This chapter is part of a yearly publication that compiles the edited and revised versions of papers presented at the Korea Economic Institute's (KEI) most recent Academic Symposium.
The chaper considers the security alliance between the United States and the Republic of Korea (ROK) as the foundation for the architecture of strategic stability in Northeast Asia that has endured for more than a half century. Along with the U.S. alliance with Japan, this security architecture has maintained the balance of power despite vast geopolitical changes, not least the end of the global Cold War. It provided an environment that fostered spectacular economic growth and the institutionalization of democratic governance.
The stability created under this strategic architecture is now challenged by a unique combination of three developments—the rise of China, North Korea’s bid to become a nuclear power, and the weakening of the United States in the wake of the Iraq War. These events disturb the carefully crafted balance of power that was created during the Cold War era. China’s growth as an economic and military power, combined with its aspirations for regional leadership, creates an alternative pole of power to the United States. The defiant decision of the Democratic People’s Republic of Korea (DPRK) to test a nuclear device threatens the security of Korea and Japan and opens the door to further proliferation in the region.
These two developments have been widely discussed among policymakers and experts in the region and in the United States. But there has been little examination of the dangerous dynamic between these events and the Iraq War.

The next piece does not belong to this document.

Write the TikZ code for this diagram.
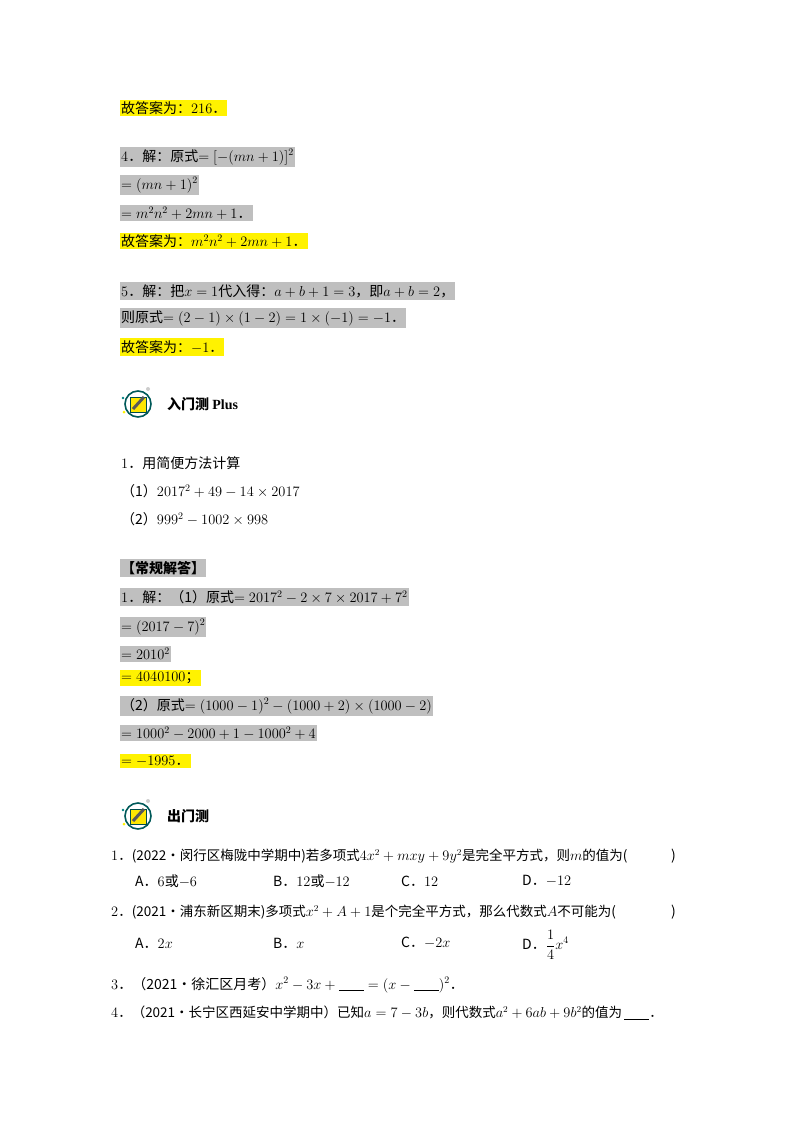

The deteriorating military and political situation in Iraq and in the Middle East more broadly has significantly weakened the United States in East Asia. It has swung public opinion against the United States and, as collateral damage, undermined support for the alliances. The focus of U.S. attention and resources on the Middle East feeds a perception that U.S. interest in East Asia is declining. More profoundly, it encourages powers such as China and Russia to assert more frequently and more boldly their desire for a more multipolar power structure.